Dental insurance is not real insurance! Can you imagine health insurance acting like dental insurance? You break your leg. The orthopedic doctor fixes and sets the bone. However, you have to come back another day to get the cast in order for your health insurance to pay.
“Coordination of Benefits”
When a patient has coverage under two different policies, they often incorrectly thinks the entire bill should be covered by insurance. However, this is often not the case. “Coordination of benefits” (COB) is mandated when there is more than one carrier involved in the payment of claims.
If the insurance plan has a “Standard” COB, claims will be coordinated so that the totally payment will not be more than 100% of the actual charges. The double coverage provision is intended to prevent payments exceeding total expenses.
To lower the cost of insurance premiums most plans will have a “non-standard” COB. For example, the secondary carrier will only pay the difference of the amount it normally allows minus the amount the primary carrier paid. For instance, a primary carrier pays 70% of the cost of a filing, and a secondary carrier normally pays 80%. When the secondary receives the claim, it will only pay the 10% difference between what the primary paid and what its normal allowance is. Standard COB would have paid the remaining 30% of the claim amount.
Fee Charged vs. Fee Paid
“Usual, Customary, and Reasonable”
Insurance Premium costs are affected by the “ceiling amount” a carrier will pay per procedure. This amount is called the “usual, customary and reasonable” (UCR) fee. This allowable reimbursement amount is based on the zip code of the dental office. Each dental insurance company has its own “UCR” fee for zip codes. The insurance companies do not usually disclose these to dental offices, patients, or employers.

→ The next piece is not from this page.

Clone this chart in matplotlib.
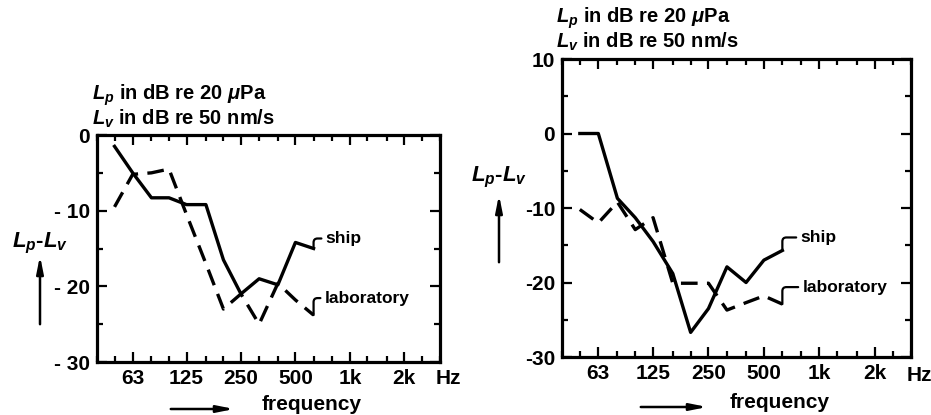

Typically, the insurance carrier and employer set the reimbursement level at a fee that varies between what 70%-90% of the dentists in that zip code charge. For a particular procedure that most dentists charge 550 for, some policies may base their claims payment amount at 600 or higher. However, when the employer wants to keep the cost of its policy down it has the option to buy a plan that reimburses at a lower level. In other words, instead of reimbursing at 550 or higher, it may only reimburse 500 of less for the procedure.

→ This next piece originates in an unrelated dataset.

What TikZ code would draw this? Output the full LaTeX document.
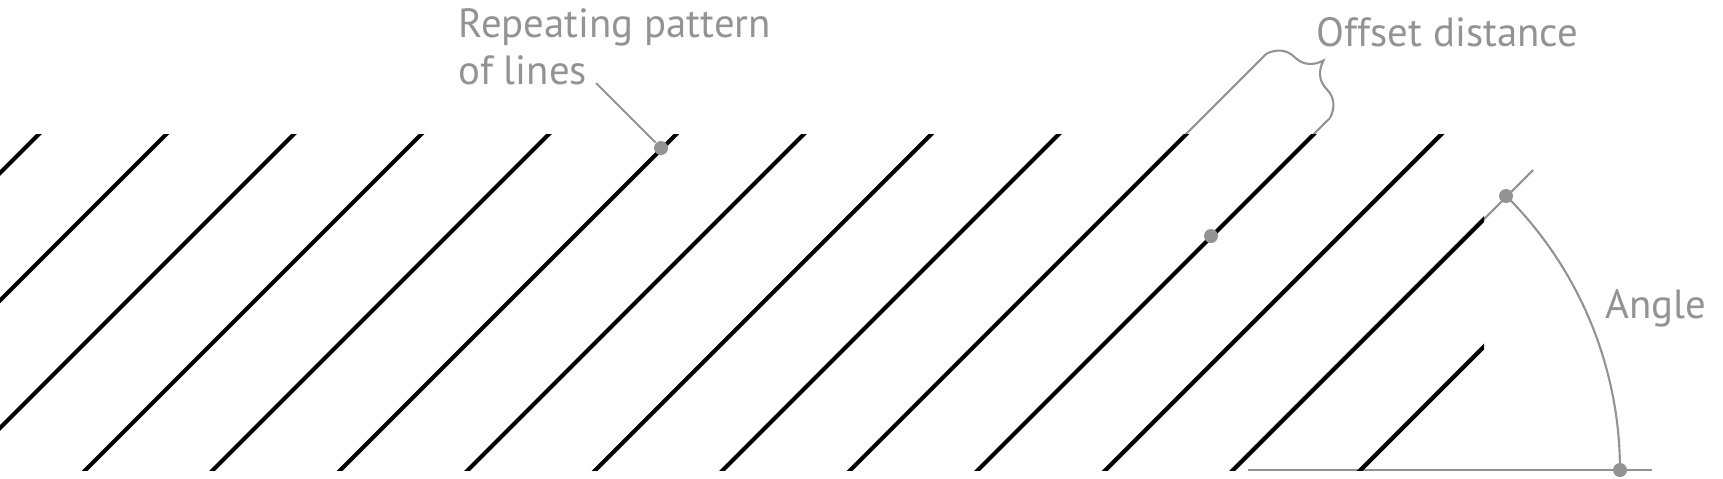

A COMMON MISCONCEPTION CAUSED BY THE TERM “UCR”
Let’s say that the dentist’s fee is 550 for that particular procedure (in this example, the amount most dentists charge). The patient’s employer purchased the lower cost policy that reimburses an amount of 500 or less. The carrier will state on the explanation of benefits (EOB) that the dentist’s fee is above the “usual, customary, and reasonable fee” fee. This might make the patient think his or her dentist’s fee is higher that most others. This is a common misconception. The reality is the employer chose a plan that does not reimburse at the level most dentists in the area charge. In these situations, the patient is accountable for additional “out-of-pocket” expenses. The employer reduced the ceiling amount (UCR) in the coverage in order to lower its overall insurance premiums.
It’s important to realize other employers with the same carrier (or even those with a different carrier) may consider 550 a “reasonable” fee.